[PROVIDED MATERIAL]
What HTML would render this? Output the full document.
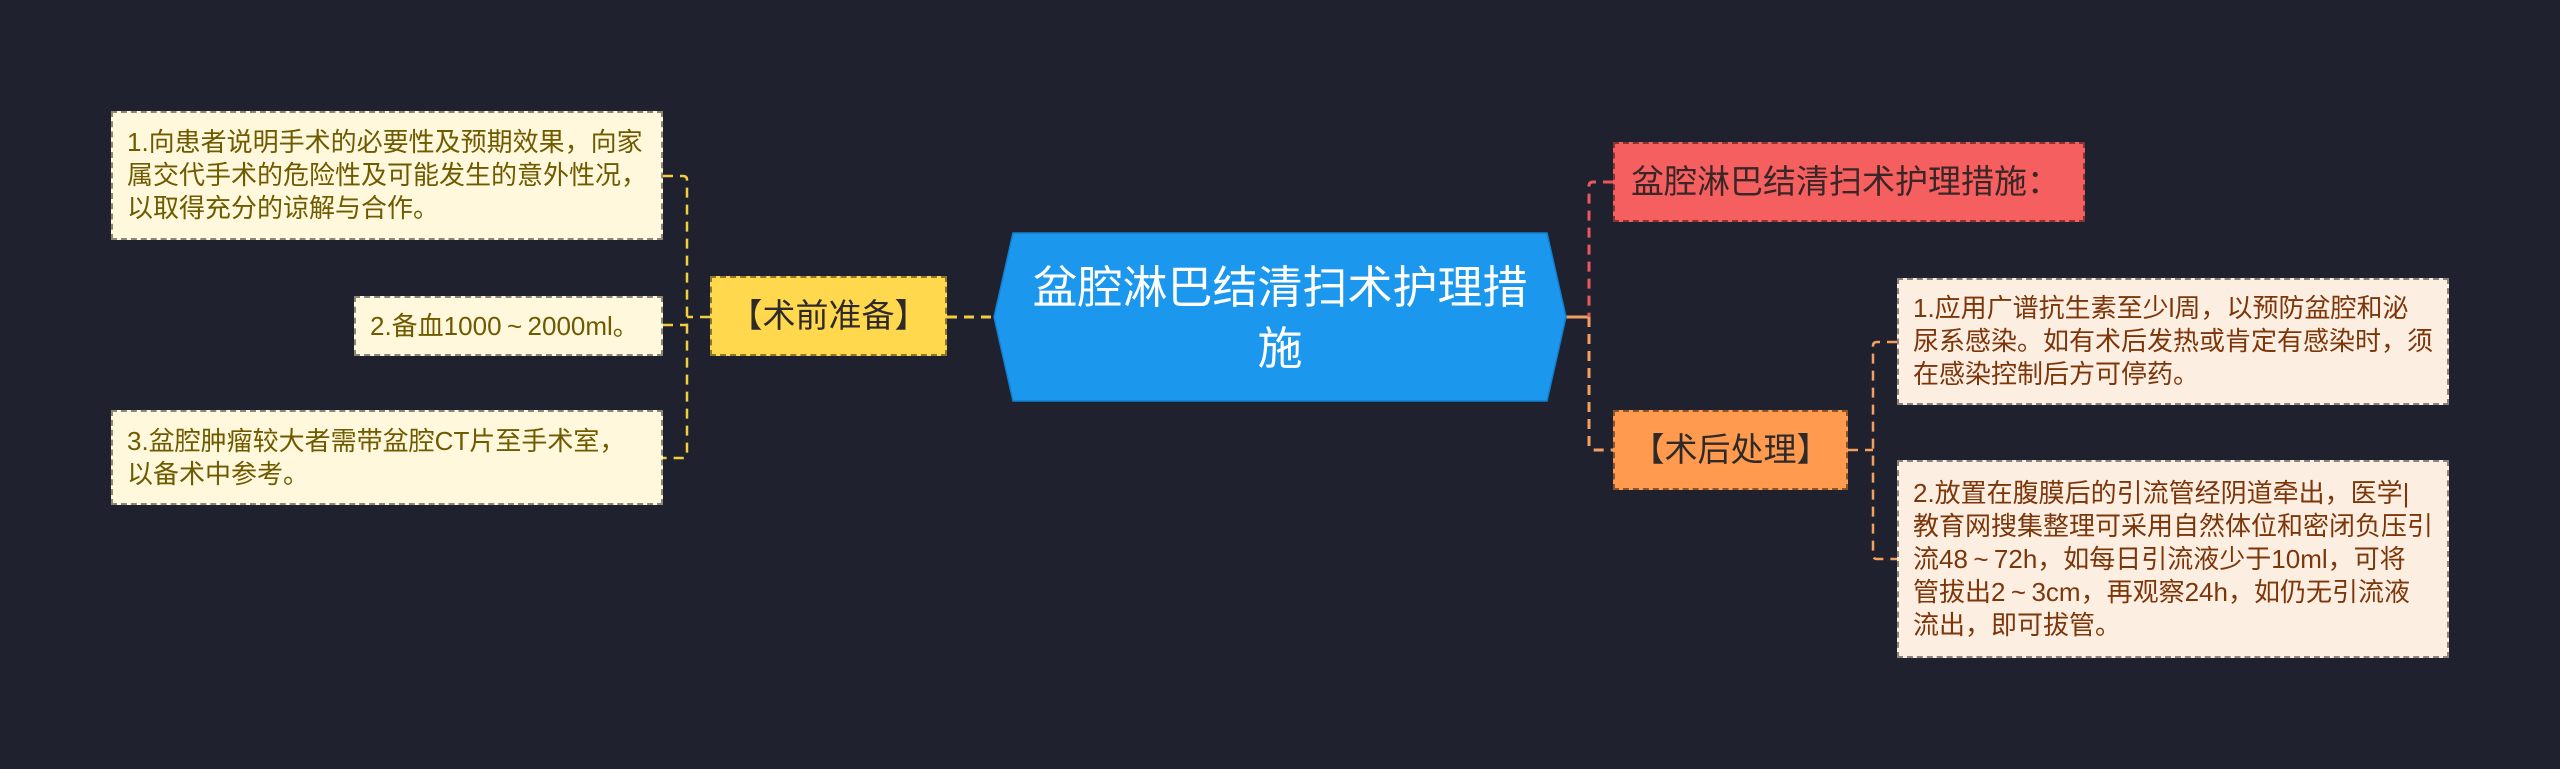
<!DOCTYPE html>
<html>
<head>
<meta charset="utf-8">
<style>
  html, body { margin:0; padding:0; }
  body {
    width:2560px; height:769px; overflow:hidden; position:relative;
    background:#1f222e;
    font-family:"Liberation Sans","Noto Sans CJK SC",sans-serif;
  }
  svg.lines { position:absolute; left:0; top:0; }
  .box {
    position:absolute; box-sizing:border-box;
    border:2px dashed rgba(0,0,0,0.45);
    display:flex; align-items:center;
    white-space:nowrap;
  }
  .leaf { font-size:26px; line-height:33px; padding-left:14px; }
  .ly { background:#fff8dc; color:#6f5a00; }
  .ro { background:#fdeee2; color:#7c360a; }
  .mid { font-size:33px; line-height:40px; color:#2e2a2a; }
  .t { display:inline-block; width:1em; text-align:center; }
</style>
</head>
<body>
<svg class="lines" width="2560" height="769" viewBox="0 0 2560 769">
  <!-- left (yellow) connectors -->
  <g fill="none" stroke="#f2cd3e" stroke-width="2.5" stroke-dasharray="10 7">
    <line x1="947" y1="317" x2="994" y2="317" stroke-width="3"/>
    <line x1="710" y1="317" x2="687" y2="317"/>
    <path d="M663 176 H683 Q687 176 687 180 V454 Q687 458 683 458 H663"/>
    <line x1="663" y1="325" x2="687" y2="325"/>
  </g>
  <!-- right connectors -->
  <line x1="1566" y1="317" x2="1589" y2="317" stroke="#f3a05e" stroke-width="3"/>
  <g fill="none" stroke-width="3" stroke-dasharray="10 7">
    <path d="M1613 182 H1593 Q1589 182 1589 186 V317" stroke="#e8585c"/>
    <path d="M1589 317 V446 Q1589 450 1593 450 H1613" stroke="#f3a05e"/>
  </g>
  <g fill="none" stroke="#f3a05e" stroke-width="2.5" stroke-dasharray="10 7">
    <line x1="1848" y1="450" x2="1873" y2="450"/>
    <path d="M1897 342 H1877 Q1873 342 1873 346 V555 Q1873 559 1877 559 H1897"/>
  </g>
  <!-- center hexagon -->
  <polygon points="994,317 1013,233 1547,233 1566,317 1547,401 1013,401" fill="#1b97ee" stroke="#1380cf" stroke-width="1.5"/>
  <text x="1280" y="303" text-anchor="middle" fill="#ffffff" font-size="45" font-family="Liberation Sans, Noto Sans CJK SC, sans-serif">盆腔淋巴结清扫术护理措</text>
  <text x="1280" y="364" text-anchor="middle" fill="#ffffff" font-size="45" font-family="Liberation Sans, Noto Sans CJK SC, sans-serif">施</text>
</svg>

<!-- left leaves -->
<div class="box leaf ly" style="left:111px;top:111px;width:552px;height:129px;">
  <div>1.向患者说明手术的必要性及预期效果，向家<br>属交代手术的危险性及可能发生的意外性况，<br>以取得充分的谅解与合作。</div>
</div>
<div class="box leaf ly" style="left:354px;top:296px;width:309px;height:60px;">
  <div>2.备血1000<span class="t">~</span>2000ml。</div>
</div>
<div class="box leaf ly" style="left:111px;top:410px;width:552px;height:95px;">
  <div>3.盆腔肿瘤较大者需带盆腔CT片至手术室，<br>以备术中参考。</div>
</div>

<!-- 术前准备 -->
<div class="box mid" style="left:710px;top:276px;width:237px;height:80px;background:#ffd84d;justify-content:center;">
  <div>【术前准备】</div>
</div>

<!-- red -->
<div class="box mid" style="left:1613px;top:142px;width:472px;height:80px;background:#f65f5f;padding-left:16px;color:#3a2626;">
  <div>盆腔淋巴结清扫术护理措施：</div>
</div>

<!-- 术后处理 -->
<div class="box mid" style="left:1613px;top:410px;width:235px;height:80px;background:#ff9a4f;justify-content:center;">
  <div>【术后处理】</div>
</div>

<!-- right leaves -->
<div class="box leaf ro" style="left:1897px;top:278px;width:552px;height:127px;">
  <div>1.应用广谱抗生素至少l周，以预防盆腔和泌<br>尿系感染。如有术后发热或肯定有感染时，须<br>在感染控制后方可停药。</div>
</div>
<div class="box leaf ro" style="left:1897px;top:460px;width:552px;height:198px;">
  <div>2.放置在腹膜后的引流管经阴道牵出，医学|<br>教育网搜集整理可采用自然体位和密闭负压引<br>流48<span class="t">~</span>72h，如每日引流液少于10ml，可将<br>管拔出2<span class="t">~</span>3cm，再观察24h，如仍无引流液<br>流出，即可拔管。</div>
</div>
</body>
</html>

[TASK TO COMPLETE] Every line of the data above should be quoted exactly. Omit the pictures.

[FULL RESPONSE]
What HTML would render this? Output the full document.
<!DOCTYPE html>
<html>
<head>
<meta charset="utf-8">
<style>
  html, body { margin:0; padding:0; }
  body {
    width:2560px; height:769px; overflow:hidden; position:relative;
    background:#1f222e;
    font-family:"Liberation Sans","Noto Sans CJK SC",sans-serif;
  }
  svg.lines { position:absolute; left:0; top:0; }
  .box {
    position:absolute; box-sizing:border-box;
    border:2px dashed rgba(0,0,0,0.45);
    display:flex; align-items:center;
    white-space:nowrap;
  }
  .leaf { font-size:26px; line-height:33px; padding-left:14px; }
  .ly { background:#fff8dc; color:#6f5a00; }
  .ro { background:#fdeee2; color:#7c360a; }
  .mid { font-size:33px; line-height:40px; color:#2e2a2a; }
  .t { display:inline-block; width:1em; text-align:center; }
</style>
</head>
<body>
<svg class="lines" width="2560" height="769" viewBox="0 0 2560 769">
  <!-- left (yellow) connectors -->
  <g fill="none" stroke="#f2cd3e" stroke-width="2.5" stroke-dasharray="10 7">
    <line x1="947" y1="317" x2="994" y2="317" stroke-width="3"/>
    <line x1="710" y1="317" x2="687" y2="317"/>
    <path d="M663 176 H683 Q687 176 687 180 V454 Q687 458 683 458 H663"/>
    <line x1="663" y1="325" x2="687" y2="325"/>
  </g>
  <!-- right connectors -->
  <line x1="1566" y1="317" x2="1589" y2="317" stroke="#f3a05e" stroke-width="3"/>
  <g fill="none" stroke-width="3" stroke-dasharray="10 7">
    <path d="M1613 182 H1593 Q1589 182 1589 186 V317" stroke="#e8585c"/>
    <path d="M1589 317 V446 Q1589 450 1593 450 H1613" stroke="#f3a05e"/>
  </g>
  <g fill="none" stroke="#f3a05e" stroke-width="2.5" stroke-dasharray="10 7">
    <line x1="1848" y1="450" x2="1873" y2="450"/>
    <path d="M1897 342 H1877 Q1873 342 1873 346 V555 Q1873 559 1877 559 H1897"/>
  </g>
  <!-- center hexagon -->
  <polygon points="994,317 1013,233 1547,233 1566,317 1547,401 1013,401" fill="#1b97ee" stroke="#1380cf" stroke-width="1.5"/>
  <text x="1280" y="303" text-anchor="middle" fill="#ffffff" font-size="45" font-family="Liberation Sans, Noto Sans CJK SC, sans-serif">盆腔淋巴结清扫术护理措</text>
  <text x="1280" y="364" text-anchor="middle" fill="#ffffff" font-size="45" font-family="Liberation Sans, Noto Sans CJK SC, sans-serif">施</text>
</svg>

<!-- left leaves -->
<div class="box leaf ly" style="left:111px;top:111px;width:552px;height:129px;">
  <div>1.向患者说明手术的必要性及预期效果，向家<br>属交代手术的危险性及可能发生的意外性况，<br>以取得充分的谅解与合作。</div>
</div>
<div class="box leaf ly" style="left:354px;top:296px;width:309px;height:60px;">
  <div>2.备血1000<span class="t">~</span>2000ml。</div>
</div>
<div class="box leaf ly" style="left:111px;top:410px;width:552px;height:95px;">
  <div>3.盆腔肿瘤较大者需带盆腔CT片至手术室，<br>以备术中参考。</div>
</div>

<!-- 术前准备 -->
<div class="box mid" style="left:710px;top:276px;width:237px;height:80px;background:#ffd84d;justify-content:center;">
  <div>【术前准备】</div>
</div>

<!-- red -->
<div class="box mid" style="left:1613px;top:142px;width:472px;height:80px;background:#f65f5f;padding-left:16px;color:#3a2626;">
  <div>盆腔淋巴结清扫术护理措施：</div>
</div>

<!-- 术后处理 -->
<div class="box mid" style="left:1613px;top:410px;width:235px;height:80px;background:#ff9a4f;justify-content:center;">
  <div>【术后处理】</div>
</div>

<!-- right leaves -->
<div class="box leaf ro" style="left:1897px;top:278px;width:552px;height:127px;">
  <div>1.应用广谱抗生素至少l周，以预防盆腔和泌<br>尿系感染。如有术后发热或肯定有感染时，须<br>在感染控制后方可停药。</div>
</div>
<div class="box leaf ro" style="left:1897px;top:460px;width:552px;height:198px;">
  <div>2.放置在腹膜后的引流管经阴道牵出，医学|<br>教育网搜集整理可采用自然体位和密闭负压引<br>流48<span class="t">~</span>72h，如每日引流液少于10ml，可将<br>管拔出2<span class="t">~</span>3cm，再观察24h，如仍无引流液<br>流出，即可拔管。</div>
</div>
</body>
</html>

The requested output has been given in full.